Entries with chart source code

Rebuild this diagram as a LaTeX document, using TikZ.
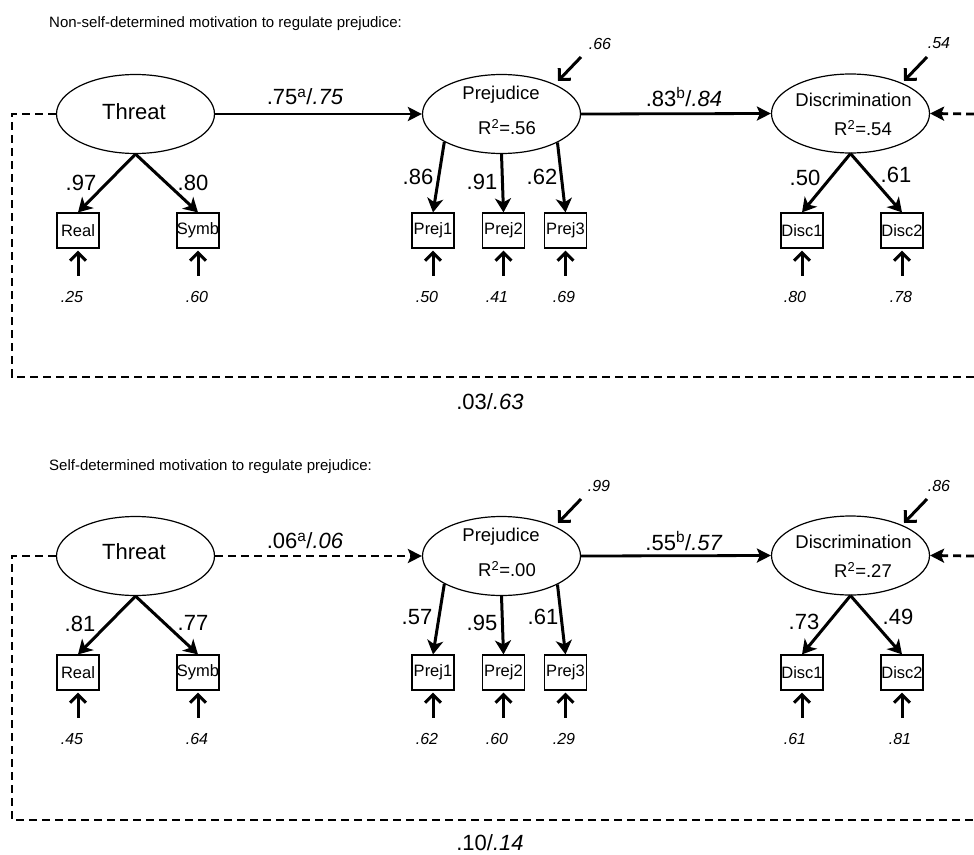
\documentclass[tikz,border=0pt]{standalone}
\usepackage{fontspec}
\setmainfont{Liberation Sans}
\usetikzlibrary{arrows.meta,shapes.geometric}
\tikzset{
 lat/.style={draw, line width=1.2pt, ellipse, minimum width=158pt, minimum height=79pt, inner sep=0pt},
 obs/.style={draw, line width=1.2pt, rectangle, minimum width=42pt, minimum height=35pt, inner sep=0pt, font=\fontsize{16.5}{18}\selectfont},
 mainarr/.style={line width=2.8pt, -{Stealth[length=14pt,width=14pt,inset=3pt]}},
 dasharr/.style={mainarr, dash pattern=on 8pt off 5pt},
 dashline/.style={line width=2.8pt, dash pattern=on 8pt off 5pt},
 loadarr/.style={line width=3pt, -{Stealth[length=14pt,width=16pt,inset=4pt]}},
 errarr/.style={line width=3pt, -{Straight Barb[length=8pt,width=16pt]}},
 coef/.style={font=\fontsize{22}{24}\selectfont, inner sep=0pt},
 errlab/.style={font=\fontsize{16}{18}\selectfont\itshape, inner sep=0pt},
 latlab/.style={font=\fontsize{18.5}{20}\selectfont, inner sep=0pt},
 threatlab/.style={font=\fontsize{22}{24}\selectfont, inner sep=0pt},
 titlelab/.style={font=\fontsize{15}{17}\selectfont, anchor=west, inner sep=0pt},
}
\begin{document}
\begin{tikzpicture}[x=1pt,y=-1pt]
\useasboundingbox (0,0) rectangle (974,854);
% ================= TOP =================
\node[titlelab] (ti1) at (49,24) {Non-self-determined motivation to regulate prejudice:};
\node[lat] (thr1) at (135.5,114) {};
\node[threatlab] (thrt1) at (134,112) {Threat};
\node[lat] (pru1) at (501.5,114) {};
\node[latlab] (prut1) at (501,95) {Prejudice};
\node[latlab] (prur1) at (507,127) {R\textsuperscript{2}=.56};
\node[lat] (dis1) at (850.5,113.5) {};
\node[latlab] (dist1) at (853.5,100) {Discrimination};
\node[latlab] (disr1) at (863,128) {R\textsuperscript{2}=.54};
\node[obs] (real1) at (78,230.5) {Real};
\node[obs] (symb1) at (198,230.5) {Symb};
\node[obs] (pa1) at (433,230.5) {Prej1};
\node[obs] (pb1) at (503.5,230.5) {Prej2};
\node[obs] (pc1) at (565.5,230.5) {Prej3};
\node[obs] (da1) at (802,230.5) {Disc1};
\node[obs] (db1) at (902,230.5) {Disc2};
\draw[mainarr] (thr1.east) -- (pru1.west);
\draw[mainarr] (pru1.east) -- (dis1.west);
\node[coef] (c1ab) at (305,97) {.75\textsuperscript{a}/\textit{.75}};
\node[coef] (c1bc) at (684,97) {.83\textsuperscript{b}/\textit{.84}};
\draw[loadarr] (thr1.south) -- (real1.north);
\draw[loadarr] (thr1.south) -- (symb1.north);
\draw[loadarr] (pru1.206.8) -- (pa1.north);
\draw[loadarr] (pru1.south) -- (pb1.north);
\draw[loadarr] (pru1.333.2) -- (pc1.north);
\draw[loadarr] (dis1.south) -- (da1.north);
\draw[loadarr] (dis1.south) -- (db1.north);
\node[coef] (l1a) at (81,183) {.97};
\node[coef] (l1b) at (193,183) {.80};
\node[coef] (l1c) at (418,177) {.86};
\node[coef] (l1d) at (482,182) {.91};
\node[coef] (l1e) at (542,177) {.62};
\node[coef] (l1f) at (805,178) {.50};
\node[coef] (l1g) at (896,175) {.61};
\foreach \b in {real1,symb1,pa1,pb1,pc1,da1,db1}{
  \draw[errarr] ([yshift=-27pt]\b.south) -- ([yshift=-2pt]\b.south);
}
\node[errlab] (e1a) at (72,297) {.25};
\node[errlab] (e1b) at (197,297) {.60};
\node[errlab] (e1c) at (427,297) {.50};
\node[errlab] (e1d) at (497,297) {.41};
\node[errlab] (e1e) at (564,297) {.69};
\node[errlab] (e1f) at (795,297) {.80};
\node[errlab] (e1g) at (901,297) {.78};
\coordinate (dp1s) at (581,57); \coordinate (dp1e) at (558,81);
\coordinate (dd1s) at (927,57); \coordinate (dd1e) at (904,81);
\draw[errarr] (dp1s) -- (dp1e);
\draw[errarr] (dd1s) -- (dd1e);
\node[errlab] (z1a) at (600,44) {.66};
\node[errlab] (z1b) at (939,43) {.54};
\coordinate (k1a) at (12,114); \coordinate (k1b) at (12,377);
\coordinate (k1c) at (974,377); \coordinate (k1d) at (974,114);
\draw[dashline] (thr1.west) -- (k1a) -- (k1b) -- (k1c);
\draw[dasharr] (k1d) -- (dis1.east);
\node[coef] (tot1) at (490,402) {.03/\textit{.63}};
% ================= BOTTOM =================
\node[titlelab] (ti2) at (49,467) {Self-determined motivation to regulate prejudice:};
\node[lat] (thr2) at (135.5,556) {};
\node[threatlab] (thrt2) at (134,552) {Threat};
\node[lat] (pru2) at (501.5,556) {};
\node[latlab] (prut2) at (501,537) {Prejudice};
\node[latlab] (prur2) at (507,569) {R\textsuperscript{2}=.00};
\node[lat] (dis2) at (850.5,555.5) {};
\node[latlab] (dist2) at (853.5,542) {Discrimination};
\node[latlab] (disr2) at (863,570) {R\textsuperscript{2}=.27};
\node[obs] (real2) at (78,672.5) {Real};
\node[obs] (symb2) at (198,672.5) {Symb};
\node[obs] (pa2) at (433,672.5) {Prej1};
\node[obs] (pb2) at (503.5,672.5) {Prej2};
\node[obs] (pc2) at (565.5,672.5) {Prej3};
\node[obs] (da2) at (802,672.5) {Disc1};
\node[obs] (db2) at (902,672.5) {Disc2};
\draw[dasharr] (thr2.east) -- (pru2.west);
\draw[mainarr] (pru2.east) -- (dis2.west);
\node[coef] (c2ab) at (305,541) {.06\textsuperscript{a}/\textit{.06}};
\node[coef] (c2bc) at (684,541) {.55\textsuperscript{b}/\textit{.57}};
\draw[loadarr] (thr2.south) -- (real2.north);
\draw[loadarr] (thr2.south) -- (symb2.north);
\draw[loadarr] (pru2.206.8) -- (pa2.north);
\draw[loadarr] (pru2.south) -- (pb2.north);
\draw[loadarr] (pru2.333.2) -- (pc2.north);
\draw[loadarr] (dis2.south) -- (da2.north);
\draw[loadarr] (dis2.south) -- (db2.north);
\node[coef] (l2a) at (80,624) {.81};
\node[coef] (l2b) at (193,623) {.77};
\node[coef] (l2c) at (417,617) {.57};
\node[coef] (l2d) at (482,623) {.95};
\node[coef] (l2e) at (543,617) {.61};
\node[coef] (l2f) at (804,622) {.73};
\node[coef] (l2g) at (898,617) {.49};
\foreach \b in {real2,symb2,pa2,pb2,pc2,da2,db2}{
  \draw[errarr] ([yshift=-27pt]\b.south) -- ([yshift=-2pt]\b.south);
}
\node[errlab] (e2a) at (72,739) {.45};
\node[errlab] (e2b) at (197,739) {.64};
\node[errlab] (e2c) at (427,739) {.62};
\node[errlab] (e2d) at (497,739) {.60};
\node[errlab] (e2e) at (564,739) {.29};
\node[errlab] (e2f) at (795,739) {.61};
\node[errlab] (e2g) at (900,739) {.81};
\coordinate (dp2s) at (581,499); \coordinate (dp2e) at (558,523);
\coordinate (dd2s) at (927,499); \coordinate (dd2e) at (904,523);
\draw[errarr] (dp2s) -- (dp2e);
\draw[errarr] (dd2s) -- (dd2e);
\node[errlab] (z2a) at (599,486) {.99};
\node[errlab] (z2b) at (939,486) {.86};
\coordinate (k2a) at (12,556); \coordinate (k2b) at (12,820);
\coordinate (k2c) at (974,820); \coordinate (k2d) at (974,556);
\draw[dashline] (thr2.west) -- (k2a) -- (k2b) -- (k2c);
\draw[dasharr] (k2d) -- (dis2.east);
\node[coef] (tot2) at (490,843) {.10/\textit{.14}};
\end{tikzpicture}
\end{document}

--

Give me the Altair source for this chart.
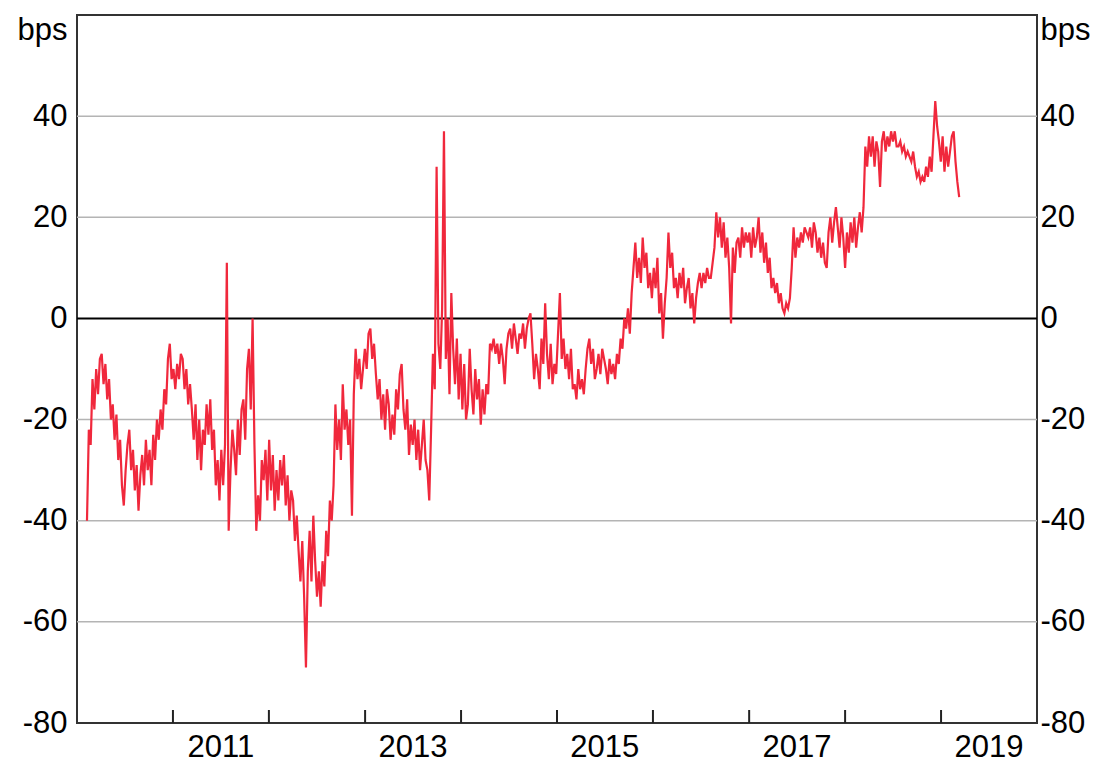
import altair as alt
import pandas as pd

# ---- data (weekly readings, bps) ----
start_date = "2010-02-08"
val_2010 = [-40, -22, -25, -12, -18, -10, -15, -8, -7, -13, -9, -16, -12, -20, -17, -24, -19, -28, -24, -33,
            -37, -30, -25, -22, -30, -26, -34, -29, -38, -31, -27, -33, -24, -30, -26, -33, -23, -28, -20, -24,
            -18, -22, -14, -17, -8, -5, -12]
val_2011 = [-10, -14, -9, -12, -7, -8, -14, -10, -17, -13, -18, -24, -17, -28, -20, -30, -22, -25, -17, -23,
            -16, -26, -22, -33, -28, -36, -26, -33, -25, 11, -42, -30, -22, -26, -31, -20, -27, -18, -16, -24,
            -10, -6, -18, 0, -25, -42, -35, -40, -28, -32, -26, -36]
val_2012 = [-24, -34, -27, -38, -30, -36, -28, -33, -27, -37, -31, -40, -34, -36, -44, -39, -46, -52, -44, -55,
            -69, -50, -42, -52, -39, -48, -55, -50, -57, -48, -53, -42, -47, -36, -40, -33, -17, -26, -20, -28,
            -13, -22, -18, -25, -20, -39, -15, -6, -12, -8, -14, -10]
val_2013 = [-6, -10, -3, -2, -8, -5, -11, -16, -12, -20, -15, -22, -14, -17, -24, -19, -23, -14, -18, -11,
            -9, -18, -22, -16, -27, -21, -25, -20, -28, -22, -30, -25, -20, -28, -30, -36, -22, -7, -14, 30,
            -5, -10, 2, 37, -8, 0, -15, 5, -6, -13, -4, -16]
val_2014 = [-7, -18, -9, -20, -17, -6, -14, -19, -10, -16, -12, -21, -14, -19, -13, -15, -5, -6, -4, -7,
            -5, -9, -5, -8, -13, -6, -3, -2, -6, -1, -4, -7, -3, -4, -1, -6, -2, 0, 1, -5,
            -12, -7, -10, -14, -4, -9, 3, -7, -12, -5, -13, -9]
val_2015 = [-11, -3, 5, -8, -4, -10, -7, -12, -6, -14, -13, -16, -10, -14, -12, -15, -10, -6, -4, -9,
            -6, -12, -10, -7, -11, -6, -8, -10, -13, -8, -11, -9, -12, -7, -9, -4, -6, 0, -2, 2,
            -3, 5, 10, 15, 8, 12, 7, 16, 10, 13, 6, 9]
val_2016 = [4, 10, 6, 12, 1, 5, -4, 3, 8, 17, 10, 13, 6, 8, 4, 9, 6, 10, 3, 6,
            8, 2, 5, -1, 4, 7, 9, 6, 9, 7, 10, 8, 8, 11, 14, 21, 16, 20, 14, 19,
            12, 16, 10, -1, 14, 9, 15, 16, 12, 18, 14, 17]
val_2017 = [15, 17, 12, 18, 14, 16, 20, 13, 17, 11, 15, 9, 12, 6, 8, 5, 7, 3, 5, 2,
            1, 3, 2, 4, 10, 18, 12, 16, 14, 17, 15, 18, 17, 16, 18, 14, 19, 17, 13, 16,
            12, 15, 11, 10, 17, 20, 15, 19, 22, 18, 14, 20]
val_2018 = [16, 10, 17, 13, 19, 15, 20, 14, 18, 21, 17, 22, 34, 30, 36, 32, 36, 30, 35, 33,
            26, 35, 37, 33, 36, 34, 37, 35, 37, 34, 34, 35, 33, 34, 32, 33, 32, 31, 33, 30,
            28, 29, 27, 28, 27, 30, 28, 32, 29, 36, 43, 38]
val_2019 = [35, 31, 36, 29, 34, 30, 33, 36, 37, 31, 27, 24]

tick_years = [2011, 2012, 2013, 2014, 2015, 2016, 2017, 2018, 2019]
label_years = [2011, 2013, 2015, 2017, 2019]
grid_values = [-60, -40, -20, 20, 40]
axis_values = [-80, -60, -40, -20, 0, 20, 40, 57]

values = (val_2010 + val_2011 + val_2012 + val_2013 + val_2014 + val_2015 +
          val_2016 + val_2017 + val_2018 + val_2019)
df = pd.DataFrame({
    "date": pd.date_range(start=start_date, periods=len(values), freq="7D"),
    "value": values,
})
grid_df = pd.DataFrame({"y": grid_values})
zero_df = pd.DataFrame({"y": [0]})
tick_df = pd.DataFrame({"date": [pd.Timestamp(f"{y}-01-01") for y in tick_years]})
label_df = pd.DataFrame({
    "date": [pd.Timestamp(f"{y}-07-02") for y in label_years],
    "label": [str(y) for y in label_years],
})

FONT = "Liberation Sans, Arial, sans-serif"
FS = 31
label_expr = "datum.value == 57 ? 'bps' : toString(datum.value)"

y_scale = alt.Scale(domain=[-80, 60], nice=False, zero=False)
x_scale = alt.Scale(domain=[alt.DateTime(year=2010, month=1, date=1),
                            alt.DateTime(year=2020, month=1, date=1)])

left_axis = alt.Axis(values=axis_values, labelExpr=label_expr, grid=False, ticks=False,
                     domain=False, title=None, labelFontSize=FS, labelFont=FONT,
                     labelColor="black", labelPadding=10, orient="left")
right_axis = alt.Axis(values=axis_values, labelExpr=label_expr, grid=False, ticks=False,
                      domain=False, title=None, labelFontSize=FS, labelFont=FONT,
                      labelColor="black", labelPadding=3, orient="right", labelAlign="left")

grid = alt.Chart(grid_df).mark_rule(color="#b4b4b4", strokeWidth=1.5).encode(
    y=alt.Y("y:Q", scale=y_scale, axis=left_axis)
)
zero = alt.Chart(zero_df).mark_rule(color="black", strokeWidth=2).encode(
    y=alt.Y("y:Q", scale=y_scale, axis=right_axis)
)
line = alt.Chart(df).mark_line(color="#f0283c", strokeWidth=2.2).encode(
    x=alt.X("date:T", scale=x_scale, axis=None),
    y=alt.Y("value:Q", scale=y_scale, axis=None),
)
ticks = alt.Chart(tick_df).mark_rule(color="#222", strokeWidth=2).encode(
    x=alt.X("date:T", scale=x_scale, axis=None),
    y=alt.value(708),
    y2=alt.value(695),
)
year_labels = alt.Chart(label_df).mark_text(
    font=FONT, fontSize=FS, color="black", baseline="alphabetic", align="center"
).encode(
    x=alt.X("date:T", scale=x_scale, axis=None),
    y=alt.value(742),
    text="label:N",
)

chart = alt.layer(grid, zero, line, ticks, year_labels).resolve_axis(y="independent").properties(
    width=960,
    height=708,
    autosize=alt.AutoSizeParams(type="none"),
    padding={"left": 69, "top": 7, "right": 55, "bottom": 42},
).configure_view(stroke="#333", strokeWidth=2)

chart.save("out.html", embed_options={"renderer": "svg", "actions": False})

--

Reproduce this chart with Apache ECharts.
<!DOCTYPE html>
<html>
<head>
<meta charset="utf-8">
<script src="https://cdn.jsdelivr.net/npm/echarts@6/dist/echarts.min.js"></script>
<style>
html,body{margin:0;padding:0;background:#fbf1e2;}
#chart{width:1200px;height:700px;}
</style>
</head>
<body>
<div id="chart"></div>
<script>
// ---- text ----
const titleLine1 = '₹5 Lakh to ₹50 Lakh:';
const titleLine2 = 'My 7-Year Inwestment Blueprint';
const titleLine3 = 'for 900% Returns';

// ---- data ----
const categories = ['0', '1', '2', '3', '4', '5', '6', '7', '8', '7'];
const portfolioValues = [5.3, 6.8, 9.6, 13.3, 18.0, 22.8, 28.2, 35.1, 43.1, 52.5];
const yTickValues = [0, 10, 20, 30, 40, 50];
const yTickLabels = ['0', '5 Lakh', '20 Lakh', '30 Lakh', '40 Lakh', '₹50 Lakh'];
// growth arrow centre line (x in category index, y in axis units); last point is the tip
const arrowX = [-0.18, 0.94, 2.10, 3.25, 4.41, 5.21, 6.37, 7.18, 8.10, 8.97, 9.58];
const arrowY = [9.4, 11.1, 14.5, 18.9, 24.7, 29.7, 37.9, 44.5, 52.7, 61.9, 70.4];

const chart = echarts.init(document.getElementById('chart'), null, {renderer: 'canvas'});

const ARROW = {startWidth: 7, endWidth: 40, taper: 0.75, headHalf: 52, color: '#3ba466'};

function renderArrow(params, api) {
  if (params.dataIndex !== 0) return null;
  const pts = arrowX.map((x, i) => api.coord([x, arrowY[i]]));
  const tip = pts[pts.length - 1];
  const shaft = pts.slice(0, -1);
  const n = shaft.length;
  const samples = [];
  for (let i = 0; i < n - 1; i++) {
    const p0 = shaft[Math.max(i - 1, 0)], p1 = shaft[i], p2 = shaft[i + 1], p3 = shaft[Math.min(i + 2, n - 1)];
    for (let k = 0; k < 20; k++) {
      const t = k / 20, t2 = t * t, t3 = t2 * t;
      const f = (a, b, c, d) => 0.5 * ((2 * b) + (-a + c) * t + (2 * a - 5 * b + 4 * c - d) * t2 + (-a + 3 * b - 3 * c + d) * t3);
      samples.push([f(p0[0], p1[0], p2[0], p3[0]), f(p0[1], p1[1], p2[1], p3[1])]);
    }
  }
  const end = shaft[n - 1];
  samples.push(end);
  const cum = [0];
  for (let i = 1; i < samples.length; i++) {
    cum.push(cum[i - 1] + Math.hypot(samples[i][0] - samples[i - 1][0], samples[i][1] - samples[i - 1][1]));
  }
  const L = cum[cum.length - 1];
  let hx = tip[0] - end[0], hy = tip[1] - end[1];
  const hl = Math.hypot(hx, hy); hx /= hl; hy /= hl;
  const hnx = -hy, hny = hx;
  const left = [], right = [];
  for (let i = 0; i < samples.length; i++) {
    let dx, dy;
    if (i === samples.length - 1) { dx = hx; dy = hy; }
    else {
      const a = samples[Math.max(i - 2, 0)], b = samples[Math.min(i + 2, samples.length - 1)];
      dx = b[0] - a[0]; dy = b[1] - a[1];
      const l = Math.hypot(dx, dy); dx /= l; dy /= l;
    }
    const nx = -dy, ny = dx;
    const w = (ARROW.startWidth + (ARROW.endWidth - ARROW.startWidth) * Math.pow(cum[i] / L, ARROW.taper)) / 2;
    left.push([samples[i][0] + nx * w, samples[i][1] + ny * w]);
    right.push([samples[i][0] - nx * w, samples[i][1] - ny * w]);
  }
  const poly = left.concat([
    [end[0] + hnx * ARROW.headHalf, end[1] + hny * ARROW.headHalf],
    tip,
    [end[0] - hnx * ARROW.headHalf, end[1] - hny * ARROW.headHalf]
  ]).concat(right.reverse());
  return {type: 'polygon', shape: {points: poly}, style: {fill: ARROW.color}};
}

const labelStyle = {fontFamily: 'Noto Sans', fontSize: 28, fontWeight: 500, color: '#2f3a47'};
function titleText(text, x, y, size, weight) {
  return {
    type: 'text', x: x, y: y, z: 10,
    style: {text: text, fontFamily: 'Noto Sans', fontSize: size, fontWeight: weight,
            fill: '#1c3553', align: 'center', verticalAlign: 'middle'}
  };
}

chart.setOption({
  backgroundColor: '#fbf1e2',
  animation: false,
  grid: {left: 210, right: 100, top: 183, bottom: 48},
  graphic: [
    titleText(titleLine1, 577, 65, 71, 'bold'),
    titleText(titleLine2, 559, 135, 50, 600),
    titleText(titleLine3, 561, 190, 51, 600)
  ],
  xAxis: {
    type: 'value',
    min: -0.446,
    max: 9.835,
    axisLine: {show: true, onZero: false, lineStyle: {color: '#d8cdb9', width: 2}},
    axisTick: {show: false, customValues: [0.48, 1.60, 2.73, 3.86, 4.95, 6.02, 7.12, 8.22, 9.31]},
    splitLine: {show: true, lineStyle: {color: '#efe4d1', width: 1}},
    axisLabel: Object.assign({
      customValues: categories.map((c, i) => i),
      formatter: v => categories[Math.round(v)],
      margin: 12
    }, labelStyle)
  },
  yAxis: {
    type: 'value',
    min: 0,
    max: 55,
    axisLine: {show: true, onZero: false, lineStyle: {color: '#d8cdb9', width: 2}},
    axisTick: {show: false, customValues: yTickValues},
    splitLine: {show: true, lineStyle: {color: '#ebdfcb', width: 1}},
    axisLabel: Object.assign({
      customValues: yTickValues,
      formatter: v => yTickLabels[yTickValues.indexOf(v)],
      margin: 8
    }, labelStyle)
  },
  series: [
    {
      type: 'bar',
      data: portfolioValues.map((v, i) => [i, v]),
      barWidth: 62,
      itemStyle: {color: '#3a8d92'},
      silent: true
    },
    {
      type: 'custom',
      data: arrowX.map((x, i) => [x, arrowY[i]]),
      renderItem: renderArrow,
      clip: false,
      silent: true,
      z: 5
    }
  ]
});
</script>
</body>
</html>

• [Your goal]:
Leave the pictures out and copy exactly the lines from the one with "Give me the Altair source for this chart." through the one with "import pandas as pd", nothing more.

• [The completed task]:
Give me the Altair source for this chart.
import altair as alt
import pandas as pd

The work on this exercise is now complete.